## Set exercise:
Write out the entire listing below exactly as it appears, minus any pictures.

[start of Dataset content]

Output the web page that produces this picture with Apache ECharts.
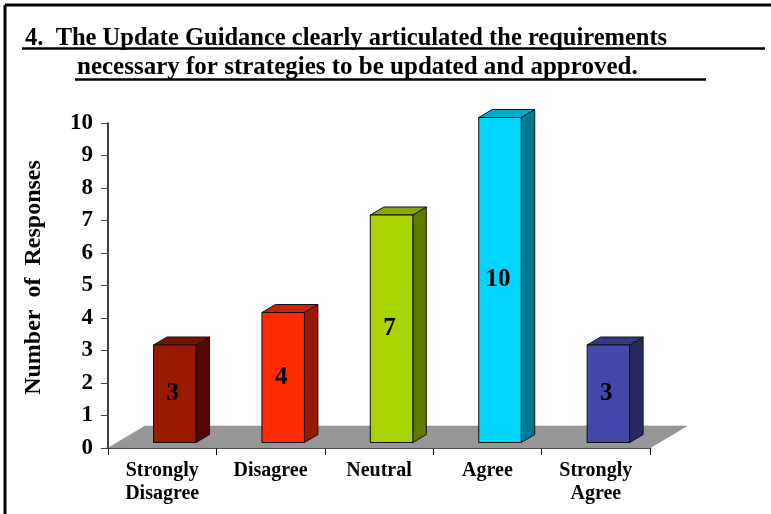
<!DOCTYPE html>
<html><head><meta charset="utf-8">
<script src="https://cdn.jsdelivr.net/npm/echarts@6/dist/echarts.min.js"></script>
<style>html,body{margin:0;padding:0;background:#fff}#c{width:771px;height:514px}</style>
</head><body><div id="c"></div>
<script>
// ---- data ----
const categories = ['Strongly Disagree', 'Disagree', 'Neutral', 'Agree', 'Strongly Agree'];
const responses = [3, 4, 7, 10, 3];
const yTicks = [0, 1, 2, 3, 4, 5, 6, 7, 8, 9, 10];
const titleLines = [
  '4.  The Update Guidance clearly articulated the requirements',
  'necessary for strategies to be updated and approved.'
];
const yAxisTitle = 'Number  of  Responses';

// ---- styles ----
const frontColors = ['#991a00', '#ff2a00', '#aad400', '#00d4ff', '#4448a8'];
const sideColors  = ['#560800', '#9a1a00', '#5f7a00', '#007a92', '#262962'];
const topColors   = ['#7a1200', '#cc2200', '#88aa00', '#00a8cc', '#333888'];
const SERIF = '"Liberation Serif","Times New Roman",serif';

const chart = echarts.init(document.getElementById('c'), null, { renderer: 'canvas' });

function renderFloor(params, api) {
  const band = api.size([1, 0])[0];
  const p0 = api.coord([0, 0]);
  const p1 = api.coord([categories.length - 1, 0]);
  const left = p0[0] - band / 2, right = p1[0] + band / 2, y = p0[1];
  const dx = 37, dy = -22;
  return {
    type: 'polygon',
    shape: { points: [[left, y], [right, y], [right + dx, y + dy], [left + dx, y + dy]] },
    style: { fill: '#969696', stroke: '#888', lineWidth: 0.5 }
  };
}

function renderBar(params, api) {
  const idx = api.value(0);
  const v = api.value(1);
  const base = api.coord([idx, 0]);
  const top = api.coord([idx, v]);
  const band = api.size([1, 0])[0];
  const shiftY = -5.5;
  const x0 = base[0] - band * 0.08;
  const x1 = x0 + band * 0.392;
  const yb = base[1] + shiftY;
  const yt = top[1] + shiftY;
  const dx = 13.5, dy = -8;
  const edge = { stroke: '#111', lineWidth: 1 };
  return {
    type: 'group',
    children: [
      { type: 'polygon', shape: { points: [[x1, yb], [x1 + dx, yb + dy], [x1 + dx, yt + dy], [x1, yt]] },
        style: Object.assign({ fill: sideColors[idx] }, edge) },
      { type: 'polygon', shape: { points: [[x0, yt], [x1, yt], [x1 + dx, yt + dy], [x0 + dx, yt + dy]] },
        style: Object.assign({ fill: topColors[idx] }, edge) },
      { type: 'rect', shape: { x: x0, y: yt, width: x1 - x0, height: yb - yt },
        style: Object.assign({ fill: frontColors[idx] }, edge) },
      { type: 'text', x: (x0 + x1) / 2 - 2, y: (yt + yb) / 2,
        style: { text: String(v), fill: '#000', font: 'bold 25px ' + SERIF, align: 'center', verticalAlign: 'middle' } }
    ]
  };
}

const option = {
  animation: false,
  backgroundColor: '#fff',
  title: [
    { text: titleLines[0], left: 25, top: 26, padding: 0,
      textStyle: { fontFamily: SERIF, fontWeight: 'bold', fontSize: 24.5, color: '#000' } },
    { text: titleLines[1], left: 77, top: 55, padding: 0,
      textStyle: { fontFamily: SERIF, fontWeight: 'bold', fontSize: 25, color: '#000' } }
  ],
  graphic: [
    { type: 'line', shape: { x1: 5, y1: 5, x2: 771, y2: 5 }, style: { stroke: '#000', lineWidth: 3 } },
    { type: 'line', shape: { x1: 5, y1: 5, x2: 5, y2: 514 }, style: { stroke: '#000', lineWidth: 3 } },
    { type: 'line', shape: { x1: 22, y1: 48.5, x2: 765, y2: 48.5 }, style: { stroke: '#000', lineWidth: 2.5 } },
    { type: 'line', shape: { x1: 75, y1: 79.5, x2: 706, y2: 79.5 }, style: { stroke: '#000', lineWidth: 2.5 } }
  ],
  grid: { left: 108, right: 121, top: 123, bottom: 66, containLabel: false },
  xAxis: {
    type: 'category',
    data: categories,
    boundaryGap: true,
    axisLine: { show: true, lineStyle: { color: '#000', width: 1.5 } },
    axisTick: { show: true, inside: false, length: 7, alignWithLabel: false, lineStyle: { color: '#000' } },
    axisLabel: { interval: 0, margin: 11, fontFamily: SERIF, fontWeight: 'bold', fontSize: 20, lineHeight: 23, color: '#000',
      formatter: v => v.replace(' ', '\n') },
    splitLine: { show: false }
  },
  yAxis: {
    type: 'value', min: yTicks[0], max: yTicks[yTicks.length - 1], interval: 1,
    name: yAxisTitle, nameLocation: 'middle', nameRotate: 90, nameGap: 62,
    nameTextStyle: { fontFamily: SERIF, fontWeight: 'bold', fontSize: 24, color: '#000', padding: [0, 0, 0, 16] },
    axisLine: { show: true, lineStyle: { color: '#000', width: 1.5 } },
    axisTick: { show: true, inside: false, length: 7, lineStyle: { color: '#444' } },
    axisLabel: { margin: 15, fontFamily: SERIF, fontWeight: 'bold', fontSize: 23, color: '#000' },
    splitLine: { show: false }
  },
  series: [
    { type: 'custom', name: 'floor', renderItem: renderFloor, data: [[0, 0]], clip: false, z: 1, silent: true },
    { type: 'custom', name: 'Responses', renderItem: renderBar, clip: false, z: 2,
      encode: { x: 0, y: 1 },
      data: categories.map((c, i) => [i, responses[i]]) }
  ]
};
chart.setOption(option);
</script>
</body></html>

[end of Dataset content]

## Output of the exercise:
Output the web page that produces this picture with Apache ECharts.
<!DOCTYPE html>
<html><head><meta charset="utf-8">
<script src="https://cdn.jsdelivr.net/npm/echarts@6/dist/echarts.min.js"></script>
<style>html,body{margin:0;padding:0;background:#fff}#c{width:771px;height:514px}</style>
</head><body><div id="c"></div>
<script>
// ---- data ----
const categories = ['Strongly Disagree', 'Disagree', 'Neutral', 'Agree', 'Strongly Agree'];
const responses = [3, 4, 7, 10, 3];
const yTicks = [0, 1, 2, 3, 4, 5, 6, 7, 8, 9, 10];
const titleLines = [
  '4.  The Update Guidance clearly articulated the requirements',
  'necessary for strategies to be updated and approved.'
];
const yAxisTitle = 'Number  of  Responses';

// ---- styles ----
const frontColors = ['#991a00', '#ff2a00', '#aad400', '#00d4ff', '#4448a8'];
const sideColors  = ['#560800', '#9a1a00', '#5f7a00', '#007a92', '#262962'];
const topColors   = ['#7a1200', '#cc2200', '#88aa00', '#00a8cc', '#333888'];
const SERIF = '"Liberation Serif","Times New Roman",serif';

const chart = echarts.init(document.getElementById('c'), null, { renderer: 'canvas' });

function renderFloor(params, api) {
  const band = api.size([1, 0])[0];
  const p0 = api.coord([0, 0]);
  const p1 = api.coord([categories.length - 1, 0]);
  const left = p0[0] - band / 2, right = p1[0] + band / 2, y = p0[1];
  const dx = 37, dy = -22;
  return {
    type: 'polygon',
    shape: { points: [[left, y], [right, y], [right + dx, y + dy], [left + dx, y + dy]] },
    style: { fill: '#969696', stroke: '#888', lineWidth: 0.5 }
  };
}

function renderBar(params, api) {
  const idx = api.value(0);
  const v = api.value(1);
  const base = api.coord([idx, 0]);
  const top = api.coord([idx, v]);
  const band = api.size([1, 0])[0];
  const shiftY = -5.5;
  const x0 = base[0] - band * 0.08;
  const x1 = x0 + band * 0.392;
  const yb = base[1] + shiftY;
  const yt = top[1] + shiftY;
  const dx = 13.5, dy = -8;
  const edge = { stroke: '#111', lineWidth: 1 };
  return {
    type: 'group',
    children: [
      { type: 'polygon', shape: { points: [[x1, yb], [x1 + dx, yb + dy], [x1 + dx, yt + dy], [x1, yt]] },
        style: Object.assign({ fill: sideColors[idx] }, edge) },
      { type: 'polygon', shape: { points: [[x0, yt], [x1, yt], [x1 + dx, yt + dy], [x0 + dx, yt + dy]] },
        style: Object.assign({ fill: topColors[idx] }, edge) },
      { type: 'rect', shape: { x: x0, y: yt, width: x1 - x0, height: yb - yt },
        style: Object.assign({ fill: frontColors[idx] }, edge) },
      { type: 'text', x: (x0 + x1) / 2 - 2, y: (yt + yb) / 2,
        style: { text: String(v), fill: '#000', font: 'bold 25px ' + SERIF, align: 'center', verticalAlign: 'middle' } }
    ]
  };
}

const option = {
  animation: false,
  backgroundColor: '#fff',
  title: [
    { text: titleLines[0], left: 25, top: 26, padding: 0,
      textStyle: { fontFamily: SERIF, fontWeight: 'bold', fontSize: 24.5, color: '#000' } },
    { text: titleLines[1], left: 77, top: 55, padding: 0,
      textStyle: { fontFamily: SERIF, fontWeight: 'bold', fontSize: 25, color: '#000' } }
  ],
  graphic: [
    { type: 'line', shape: { x1: 5, y1: 5, x2: 771, y2: 5 }, style: { stroke: '#000', lineWidth: 3 } },
    { type: 'line', shape: { x1: 5, y1: 5, x2: 5, y2: 514 }, style: { stroke: '#000', lineWidth: 3 } },
    { type: 'line', shape: { x1: 22, y1: 48.5, x2: 765, y2: 48.5 }, style: { stroke: '#000', lineWidth: 2.5 } },
    { type: 'line', shape: { x1: 75, y1: 79.5, x2: 706, y2: 79.5 }, style: { stroke: '#000', lineWidth: 2.5 } }
  ],
  grid: { left: 108, right: 121, top: 123, bottom: 66, containLabel: false },
  xAxis: {
    type: 'category',
    data: categories,
    boundaryGap: true,
    axisLine: { show: true, lineStyle: { color: '#000', width: 1.5 } },
    axisTick: { show: true, inside: false, length: 7, alignWithLabel: false, lineStyle: { color: '#000' } },
    axisLabel: { interval: 0, margin: 11, fontFamily: SERIF, fontWeight: 'bold', fontSize: 20, lineHeight: 23, color: '#000',
      formatter: v => v.replace(' ', '\n') },
    splitLine: { show: false }
  },
  yAxis: {
    type: 'value', min: yTicks[0], max: yTicks[yTicks.length - 1], interval: 1,
    name: yAxisTitle, nameLocation: 'middle', nameRotate: 90, nameGap: 62,
    nameTextStyle: { fontFamily: SERIF, fontWeight: 'bold', fontSize: 24, color: '#000', padding: [0, 0, 0, 16] },
    axisLine: { show: true, lineStyle: { color: '#000', width: 1.5 } },
    axisTick: { show: true, inside: false, length: 7, lineStyle: { color: '#444' } },
    axisLabel: { margin: 15, fontFamily: SERIF, fontWeight: 'bold', fontSize: 23, color: '#000' },
    splitLine: { show: false }
  },
  series: [
    { type: 'custom', name: 'floor', renderItem: renderFloor, data: [[0, 0]], clip: false, z: 1, silent: true },
    { type: 'custom', name: 'Responses', renderItem: renderBar, clip: false, z: 2,
      encode: { x: 0, y: 1 },
      data: categories.map((c, i) => [i, responses[i]]) }
  ]
};
chart.setOption(option);
</script>
</body></html>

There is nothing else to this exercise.